DIRECTION: Return the lines that follow, exactly as they appear, from the first through the one containing "Chart.register(...registerables);"; no pictures are to be included.

-- Start COLLECTED MATERIAL --

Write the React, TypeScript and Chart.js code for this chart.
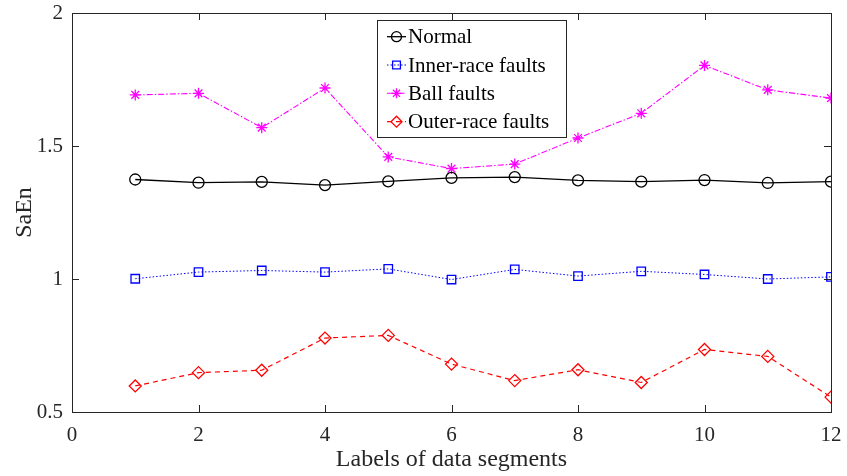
import React, { useEffect, useRef } from "react";
import { Chart, registerables } from "chart.js";
import { drawPoint } from "chart.js/helpers";

Chart.register(...registerables);

const segments = [1, 2, 3, 4, 5, 6, 7, 8, 9, 10, 11, 12];
const normal = [1.374, 1.362, 1.365, 1.353, 1.367, 1.38, 1.383, 1.371, 1.366, 1.372, 1.361, 1.366];
const innerRace = [1.001, 1.026, 1.032, 1.026, 1.038, 0.998, 1.036, 1.011, 1.029, 1.017, 1.0, 1.008];
const ballFaults = [1.692, 1.698, 1.569, 1.718, 1.459, 1.415, 1.432, 1.53, 1.623, 1.803, 1.711, 1.68];
const outerRace = [0.598, 0.648, 0.657, 0.778, 0.788, 0.68, 0.618, 0.659, 0.611, 0.735, 0.709, 0.556];
const seriesNames = ["Normal", "Inner-race faults", "Ball faults", "Outer-race faults"];
const xTicks = [0, 2, 4, 6, 8, 10, 12];
const yTicks = [0.5, 1, 1.5, 2];

const AXIS = "#262626";
const FONT = "'Liberation Serif', 'Times New Roman', serif";

const frame = {
  id: "frame",
  afterDraw(chart: any) {
    const { ctx, chartArea: a, scales } = chart;
    ctx.save();
    ctx.strokeStyle = AXIS;
    ctx.lineWidth = 1;
    ctx.strokeRect(Math.round(a.left) + 0.5, Math.round(a.top) + 0.5, Math.round(a.right - a.left), Math.round(a.bottom - a.top));
    const L = 7;
    ctx.beginPath();
    scales.x.ticks.forEach((t: any) => {
      const px = Math.round(scales.x.getPixelForValue(t.value)) + 0.5;
      ctx.moveTo(px, a.bottom);
      ctx.lineTo(px, a.bottom - L);
      ctx.moveTo(px, a.top);
      ctx.lineTo(px, a.top + L);
    });
    scales.y.ticks.forEach((t: any) => {
      const py = Math.round(scales.y.getPixelForValue(t.value)) + 0.5;
      ctx.moveTo(a.left, py);
      ctx.lineTo(a.left + L, py);
      ctx.moveTo(a.right, py);
      ctx.lineTo(a.right - L, py);
    });
    ctx.stroke();

    // legend
    const bx = 377.5, by = 20.5, bw = 189, bh = 117;
    ctx.fillStyle = "#ffffff";
    ctx.fillRect(bx, by, bw, bh);
    ctx.strokeStyle = AXIS;
    ctx.strokeRect(bx, by, bw, bh);
    const rows = [36.7, 65, 93.3, 121.7];
    chart.data.datasets.forEach((ds: any, i: number) => {
      const y = rows[i];
      ctx.save();
      ctx.strokeStyle = ds.borderColor;
      ctx.lineWidth = ds.borderWidth;
      ctx.setLineDash(ds.borderDash || []);
      ctx.beginPath();
      ctx.moveTo(387, y);
      ctx.lineTo(406, y);
      ctx.stroke();
      ctx.restore();
      ctx.save();
      ctx.strokeStyle = ds.pointBorderColor;
      ctx.fillStyle = "rgba(0,0,0,0)";
      ctx.lineWidth = ds.pointBorderWidth;
      drawPoint(ctx, { pointStyle: ds.pointStyle, radius: ds.pointRadius - 0.5, rotation: 0, borderWidth: ds.pointBorderWidth }, 396.5, y);
      ctx.restore();
      ctx.fillStyle = "#000";
      ctx.font = `21px ${FONT}`;
      ctx.textBaseline = "middle";
      ctx.textAlign = "left";
      ctx.fillText(ds.label, 408, y + 1);
    });
    ctx.restore();
  },
};

const mk = (vals: number[]) => segments.map((s, i) => ({ x: s, y: vals[i] }));

export default function App() {
  const ref = useRef<HTMLCanvasElement>(null);
  useEffect(() => {
    const ds = (label: string, vals: number[], color: string, style: string, dash: number[], r: number, lw: number) => ({
      label,
      data: mk(vals),
      borderColor: color,
      backgroundColor: "rgba(0,0,0,0)",
      pointBorderColor: color,
      pointBackgroundColor: "rgba(0,0,0,0)",
      pointStyle: style,
      pointRadius: r,
      pointBorderWidth: 1.3,
      borderWidth: lw,
      borderDash: dash,
      tension: 0,
    });
    const chart = new Chart(ref.current!, {
      type: "line",
      data: {
        datasets: [
          ds(seriesNames[0], normal, "#000000", "circle", [], 5.5, 1.3),
          ds(seriesNames[1], innerRace, "#0000ff", "rect", [1.5, 2], 6, 1),
          ds(seriesNames[2], ballFaults, "#ff00ff", "star", [6, 2, 1.5, 2], 5.5, 1.1),
          ds(seriesNames[3], outerRace, "#ff0000", "rectRot", [5, 4], 6, 1.2),
        ],
      },
      options: {
        animation: false,
        responsive: false,
        maintainAspectRatio: false,
        layout: { padding: { top: 13, right: 16, left: 0, bottom: 0 } },
        plugins: { legend: { display: false }, tooltip: { enabled: false } },
        scales: {
          x: {
            type: "linear",
            min: 0,
            max: 12,
            afterBuildTicks: (s: any) => {
              s.ticks = xTicks.map((v) => ({ value: v }));
            },
            afterFit: (s: any) => {
              s.height = 64;
              s.paddingLeft = 0;
              s.paddingRight = 0;
            },
            grid: { display: false, drawTicks: false },
            border: { display: false },
            ticks: { color: AXIS, font: { family: FONT, size: 21 }, padding: 11, maxRotation: 0 },
            title: {
              display: true,
              text: "Labels of data segments",
              color: AXIS,
              font: { family: FONT, size: 24 },
              padding: { top: 0, bottom: 2 },
            },
          },
          y: {
            type: "linear",
            min: 0.5,
            max: 2,
            afterBuildTicks: (s: any) => {
              s.ticks = yTicks.map((v) => ({ value: v }));
            },
            afterFit: (s: any) => {
              s.width = 72;
              s.paddingTop = 0;
              s.paddingBottom = 0;
            },
            grid: { display: false, drawTicks: false },
            border: { display: false },
            ticks: {
              color: AXIS,
              font: { family: FONT, size: 21 },
              padding: 9,
              callback: (v: any) => String(v),
            },
            title: {
              display: true,
              text: "SaEn",
              color: AXIS,
              font: { family: FONT, size: 24 },
              padding: { top: 10, bottom: 0 },
            },
          },
        },
      },
      plugins: [frame],
    } as any);
    return () => chart.destroy();
  }, []);
  return (
    <div style={{ position: "absolute", left: 0, top: 0, width: 847, height: 476, background: "#fff" }}>
      <canvas ref={ref} width={847} height={476} style={{ width: 847, height: 476 }} />
    </div>
  );
}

-- End COLLECTED MATERIAL --

SOLUTION BELOW:
Write the React, TypeScript and Chart.js code for this chart.
import React, { useEffect, useRef } from "react";
import { Chart, registerables } from "chart.js";
import { drawPoint } from "chart.js/helpers";

Chart.register(...registerables);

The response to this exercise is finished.